The Single Not The Song
One more effect of streaming’s advent to the top of the music distribution food change has been a difference in what constitutes singles and what constitutes songs. In the early 1960s, singles were so different from songs that the biggest single of that decade, “She Loves You” never even appeared on and album, and Moptown would build an album around a hit album with borderline filler.
In 2017, singles are never released as a CD, there is no hard copy. There are different kind of singles nowadays…
1 – The remix: “Despacito” is the obvious example. a remix of a single that missed in the US outside the Latin American charts added Justin Bieber and blew up.
2 – The eagerly anticipated album is previewed with a (potentially) big single and video. Taylor Swift’s “Look What You Made Me Do” is a fine example.
3 – The song in anticipation of an album – Jason Isbell’s “If We were Vampires,” a great song, had no video, never had a chance on the Hot 100 -it was more of hang cool guys, an album is coming move. Now, if it hit big maybe that would change something, but, hey, Robert Plant sure didn’t…

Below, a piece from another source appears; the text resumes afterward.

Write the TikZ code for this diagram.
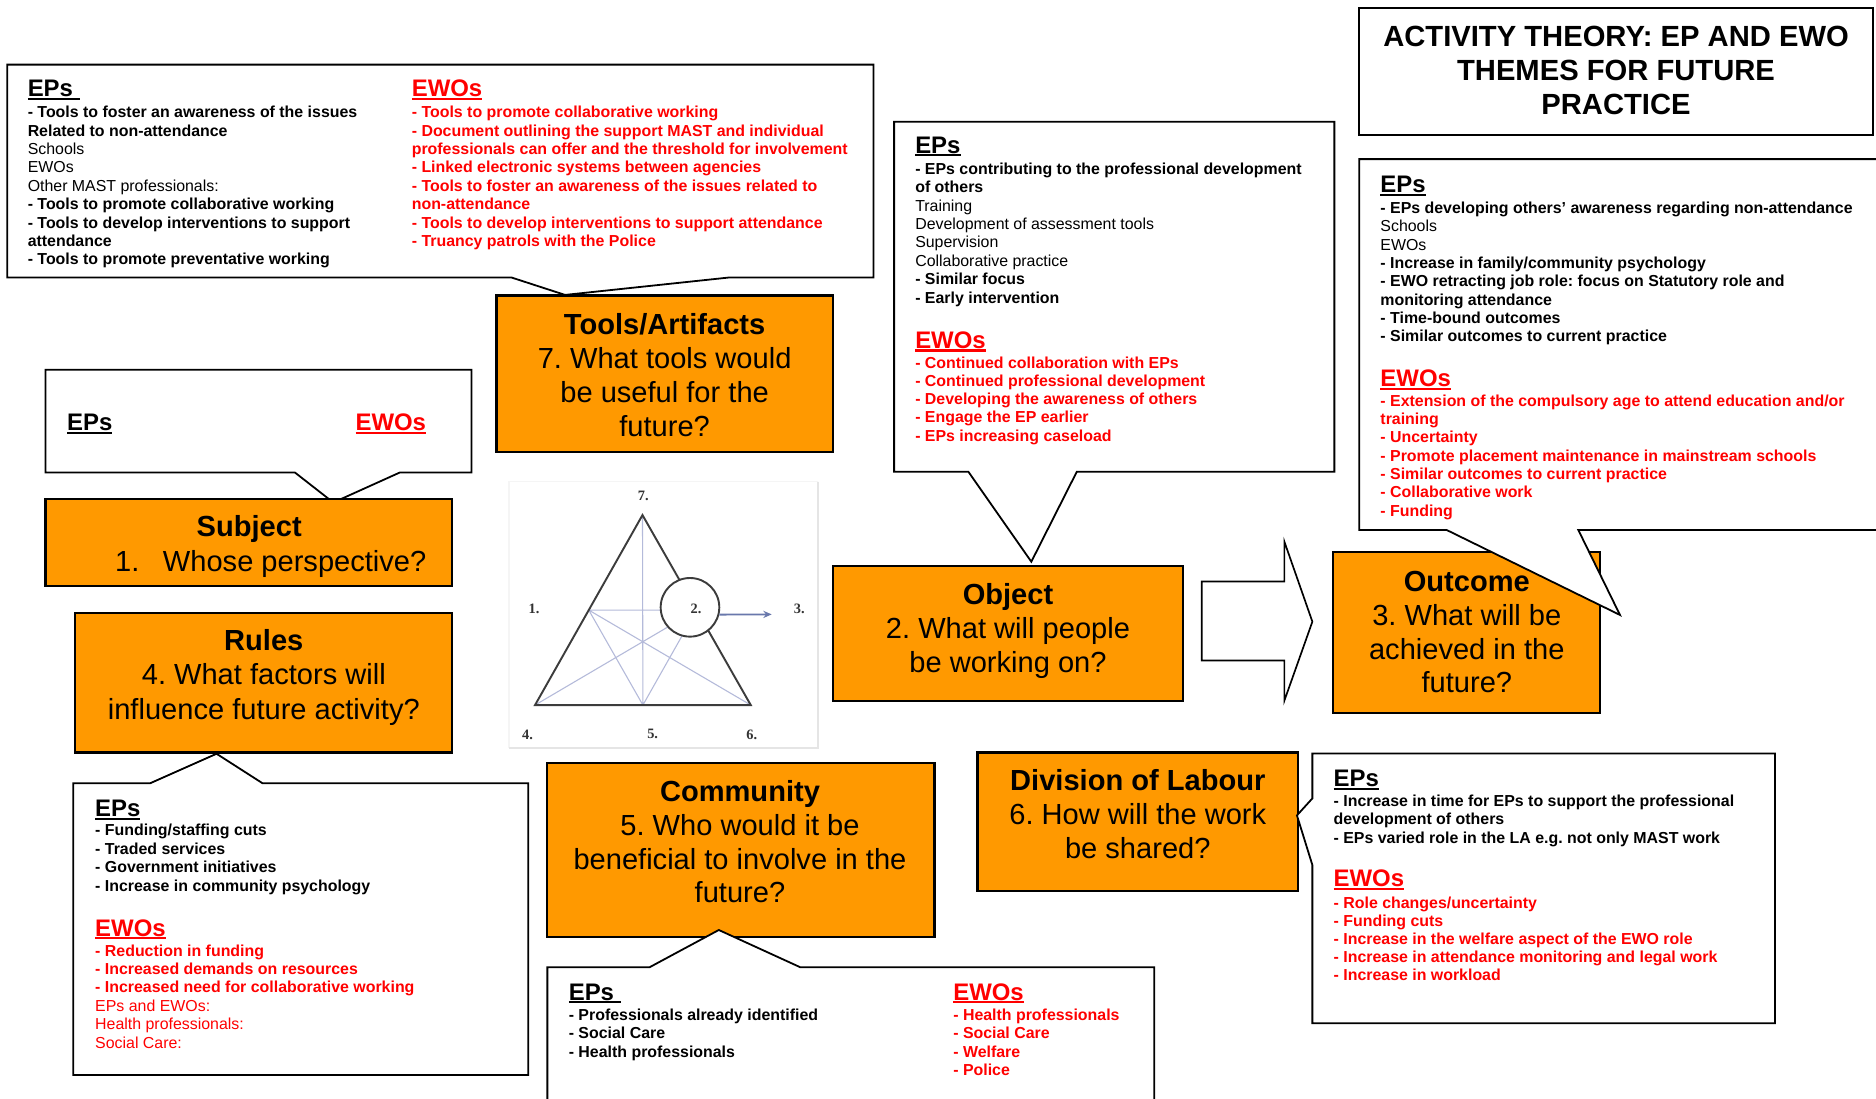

4 – The single aka single – A standalone move on the charts, Cardi B’s “Bodak Yellow” wasn’t tied to anything at all.
The problem with all this is, how to review em? If they consider themselves singles than they are singles for me. Till this year, I ignored the distinction completely and considered all songs, whether hot album tracks or the real deal, the same list. But this has proven too unwieldy. This year, I cut back my favorite singles to 20, and later to the 25, best releases for the year. This doesn’t really save the problem that “How Did I Find Myself Here” shouldn’t necessarily be on the same chart as “Shape Of You”. But there is nothing I can do.
Next year I plan to have three charts: Singles, Album Tracks, Albums. It won’t solve the problem of course. Meanwhile, let’s all agree that the Sheeran Beyonce remix of “Perfect” is, if nothing else, a single.